Thursday, May 26, 2011

Chicken Mansaf

Chicken and rice - how can one not enjoy those simple pleasures?  Simply, cook them in yogurt and let the olfactory repugnance turn your otherwise hungry stomach into a displeased organ.  Yes, I did so want to like Jordan's national dish, but it was one that might ultimately rank as a least favorite...in our home's history.  Ever.

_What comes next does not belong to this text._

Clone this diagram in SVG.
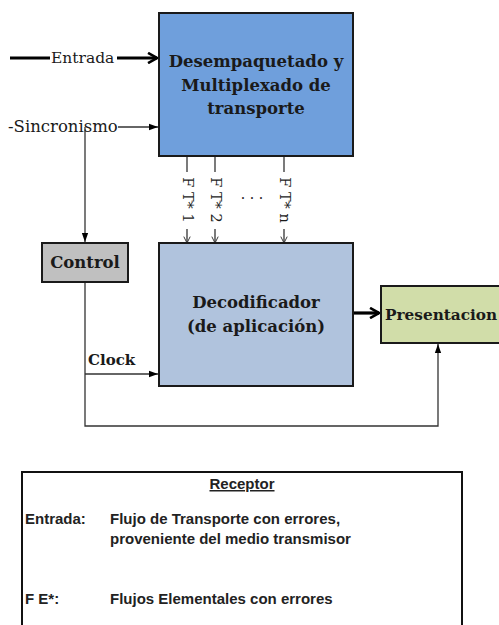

Maybe I was just turned off by the fact that the entire plate of food was white.  Maybe I have never really been able to stomach plain yogurt for the fact that its consistency is just a wiggly disgrace to my proud teeth.  Or quite possibly I just wasn't hungry and I made mansaf on the worst of all days.  I don't know.  All I do know is that this was an endeavor that made our family say...."well, you don't know unless you try."  That's the spirit - those are just the words every cook wants to hear.  Hopefully our next attempt at world cuisine will make up for this one's shortcomings.  As with countries in the Olympics, not everyone can be a winner.

Ingredients:
  • 1 whole chicken, cut into serving pieces
  • 1 1/2 quarts plain yogurt
  • 1 egg
  • 1 cup almonds, freshly toasted
  • 1/2 cup pine nuts, freshly toasted
  • parsley, finely chopped
  • salt and pepper, to taste
  • 2-3 cups long grain rice, like basmati
  • pita bread
Instructions:
  1. Place chicken in a large pot with enough salted water to barely cover it.  Cook over medium heat until almost done, about 45 minutes.
  2. In a separate pan, cook enough rice for six servings.
  3. In a large saucepan, stir yogurt until it is quite smooth.  Add beaten egg and heat over medium heat, stirring constantly.  Add enough of the liquid from the cooked chicken to make a thin sauce, about the consistency of very heavy cream.  Heat until almost comes to a boil and thickens slightly.
  4. Add cooked chicken pieces to the yogurt sauce and finish cooking the chicken in the sauce, at a low temperature.
  5. Cover a large platter with pita bread.  Mound the rice in the center to form a pyramid.  Arrange chicken pieces on the rice and pour most of the yogurt sauce over it, reserving the remaining sauce to be added, as desired, by the diners.
  6. Garnish with almonds, pine nuts and parsley around the edges of the mound of rice and chicken.  Serve warm and eat with your hands.